I agree with most of that LS, in fact nearly all of it, but I do think family homes are more than bricks and mortar, and that should be factored in to see if something can be done to help there. I don't think repossessions do much good for anybody really. Investment properties, by all means, but I think there should be some capacity for the family home to be kept in any debt forgiveness package.

Lone Shark

Quote from: AZOffaly on August 26, 2011, 01:59:28 PM
I agree with most of that LS, in fact nearly all of it, but I do think family homes are more than bricks and mortar, and that should be factored in to see if something can be done to help there. I don't think repossessions do much good for anybody really. Investment properties, by all means, but I think there should be some capacity for the family home to be kept in any debt forgiveness package.

Up to a point. Every step should be taken to keep a family in their home, however not if it's a disproportionate home that's way beyond anything they could ever realistically afford, or if they refuse to give up savings and live reasonably frugally in an attempt to pay as much as possible.

What you could do is something like (for a mortgage of €400k, house valued at €250k):

Reduce the balance of the Mortgage to €200k, ownership reverts to 50/50 State/householder.
Householder services the €200k as a normal mortgage and looks to pay that off.
The state stake increases in line with either the official inflation rate, or a properly monitored and maintained house price index. (Not the kind of asking price based rubbish we have now)
Householder is obliged to pay all income subject to the top rate of tax off this balance, after tax is deducted. No obligation to pay anything else, but the balance is always subject to inflation, and the option is there to pay it down at any time if disposable income/a lump sum becomes available.
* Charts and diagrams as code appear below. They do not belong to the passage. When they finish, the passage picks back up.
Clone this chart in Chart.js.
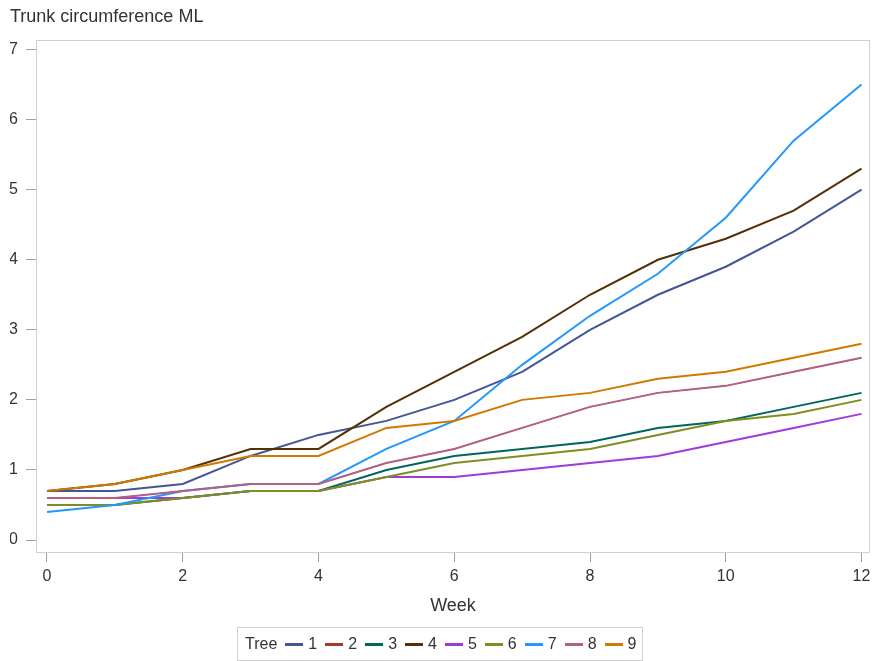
<!DOCTYPE html>
<html>
<head>
<meta charset="utf-8">
<script src="https://cdn.jsdelivr.net/npm/chart.js@4"></script>
<style>
  body { margin: 0; background: #fff; font-family: Arial, "Liberation Sans", sans-serif; }
  #wrap { position: relative; width: 872px; height: 661px; }
  #leyenda {
    position: absolute; left: 237px; top: 627px; width: 406px; height: 34px;
    border: 1px solid #d0d0d0; box-sizing: border-box;
    display: flex; align-items: center; padding: 0 0 0 7px;
    font-size: 16px; color: #333; white-space: nowrap;
  }
  #leyenda .item { display: flex; align-items: center; margin-left: 8px; }
  #leyenda .linea { width: 18px; height: 3px; margin-right: 5px; }
</style>
</head>
<body>
<div id="wrap">
  <canvas id="grafico" width="872" height="661"></canvas>
  <div id="leyenda"><span>Tree</span></div>
</div>
<script>
// Datos
const semanas = [0, 1, 2, 3, 4, 5, 6, 7, 8, 9, 10, 11, 12];
const arboles = ['1', '2', '3', '4', '5', '6', '7', '8', '9'];
const colores = ['#445694', '#A23A2E', '#01665E', '#543005', '#9D3CDB', '#7F8E1F', '#2597FA', '#B26084', '#D17800'];

const arbol1 = [0.7, 0.7, 0.8, 1.2, 1.5, 1.7, 2.0, 2.4, 3.0, 3.5, 3.9, 4.4, 5.0];
// el arbol 2 queda tapado por el 8 en la imagen
const arbol2 = [0.6, 0.6, 0.7, 0.8, 0.8, 1.1, 1.3, 1.6, 1.9, 2.1, 2.2, 2.4, 2.6];
const arbol3 = [0.5, 0.5, 0.6, 0.7, 0.7, 1.0, 1.2, 1.3, 1.4, 1.6, 1.7, 1.9, 2.1];
const arbol4 = [0.7, 0.8, 1.0, 1.3, 1.3, 1.9, 2.4, 2.9, 3.5, 4.0, 4.3, 4.7, 5.3];
const arbol5 = [0.6, 0.6, 0.6, 0.7, 0.7, 0.9, 0.9, 1.0, 1.1, 1.2, 1.4, 1.6, 1.8];
const arbol6 = [0.5, 0.5, 0.6, 0.7, 0.7, 0.9, 1.1, 1.2, 1.3, 1.5, 1.7, 1.8, 2.0];
const arbol7 = [0.4, 0.5, 0.7, 0.8, 0.8, 1.3, 1.7, 2.5, 3.2, 3.8, 4.6, 5.7, 6.5];
const arbol8 = [0.6, 0.6, 0.7, 0.8, 0.8, 1.1, 1.3, 1.6, 1.9, 2.1, 2.2, 2.4, 2.6];
const arbol9 = [0.7, 0.8, 1.0, 1.2, 1.2, 1.6, 1.7, 2.0, 2.1, 2.3, 2.4, 2.6, 2.8];
const series = [arbol1, arbol2, arbol3, arbol4, arbol5, arbol6, arbol7, arbol8, arbol9];

// Marco gris alrededor del area de datos
const marco = {
  id: 'marco',
  afterDraw(chart) {
    const a = chart.chartArea;
    const ctx = chart.ctx;
    ctx.save();
    ctx.strokeStyle = '#d0d0d0';
    ctx.lineWidth = 1;
    ctx.strokeRect(a.left + 0.5, a.top + 0.5, a.right - a.left - 1, a.bottom - a.top);
    ctx.restore();
  }
};

const datasets = series.map((valores, i) => ({
  label: arboles[i],
  data: valores.map((v, j) => ({ x: semanas[j], y: v })),
  borderColor: colores[i],
  backgroundColor: colores[i],
  borderWidth: i === 1 ? 1 : 2,
  pointRadius: 0,
  tension: 0,
  order: -i
}));

new Chart(document.getElementById('grafico'), {
  type: 'line',
  data: { datasets: datasets },
  options: {
    responsive: false,
    animation: false,
    layout: { autoPadding: false, padding: { left: 10, right: 2, top: 0, bottom: 39 } },
    plugins: {
      legend: { display: false },
      tooltip: { enabled: false },
      title: {
        display: true,
        text: 'Trunk circumference ML',
        align: 'start',
        color: '#333',
        font: { size: 18, weight: 'normal', family: 'Arial, "Liberation Sans", sans-serif' },
        padding: { top: 6.5, bottom: 11.9 }
      }
    },
    scales: {
      x: {
        type: 'linear',
        min: -0.162,
        max: 12.125,
        ticks: { stepSize: 2, includeBounds: false, padding: 5, color: '#333', font: { size: 16 } },
        grid: { drawOnChartArea: false, drawTicks: true, tickLength: 10, color: '#a0a0a0' },
        border: { display: false },
        title: { display: true, text: 'Week', color: '#333', font: { size: 18 }, padding: { top: 4, bottom: 5 } },
        afterFit: s => { s.height = 70; s.paddingLeft = 0; s.paddingRight = 0; }
      },
      y: {
        min: -0.171,
        max: 7.136,
        ticks: { stepSize: 1, includeBounds: false, padding: 8, color: '#333', font: { size: 16 } },
        grid: { drawOnChartArea: false, drawTicks: true, tickLength: 10, color: '#a0a0a0' },
        border: { display: false },
        afterFit: s => { s.width = 26; s.paddingTop = 0; s.paddingBottom = 0; }
      }
    }
  },
  plugins: [marco]
});

// Leyenda en HTML
const leyenda = document.getElementById('leyenda');
arboles.forEach((nombre, i) => {
  const item = document.createElement('span');
  item.className = 'item';
  const linea = document.createElement('span');
  linea.className = 'linea';
  linea.style.background = colores[i];
  item.appendChild(linea);
  item.appendChild(document.createTextNode(nombre));
  leyenda.appendChild(item);
});
</script>
</body>
</html>
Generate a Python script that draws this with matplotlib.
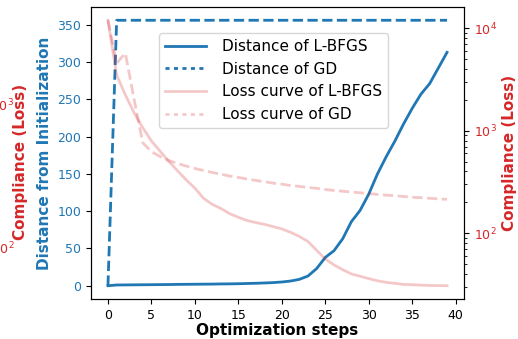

The income compulsion means that people who improve their prospects in the long run then become liable, but everyone maintains a basic standard of living.
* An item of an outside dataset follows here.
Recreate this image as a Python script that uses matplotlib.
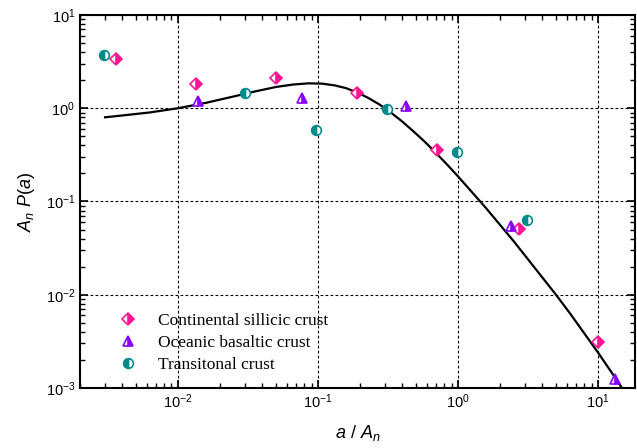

This balance then becomes a charge on the full estate of the individual/couple on death, or a charge on disposal.

Since house price inflation usually tracks long term inflation in the long run, it should balance out. Houses in more than 50% negative equity are fecked, but anyone in >50% negative equity simply couldn't afford that house in the first place so there's no saving that kind of situation. Bankruptcy is the only way out there.

Lone Shark

Quote from: Hound on August 26, 2011, 01:35:07 PM
I'm in favour of debt forgiveness, being the following:

Give the bank the keys to your house, and they accept that in full settlement of your outstanding mortgage. The bank can't go after you for the negative equity, but they can go after you for any payments you missed prior to handing in the keys.

IMO that would be fair and just, and there'd be no question of a disadvantage to those who've been scrimping and saving to pay their way, versus those who've been living it up and mismanaging their debt.

My only issue with that is top up mortgages, or investment mortgages. If I have three properties and two of them are doing fine and one is in negative equity, I could selectively default on one, and yet retain wealth for myself while sticking the state with the bill. It would have to be PPR only, and those who took "equity release" are not eligible.

Otherwise it seems reasonable.

AZOffaly

That sounds possible. And I should clarify, I'm not talking about where Joe Bloggs has decided his family home is going to be a 10 bedroom mansion in Dalkey or anything else completely out of all reason.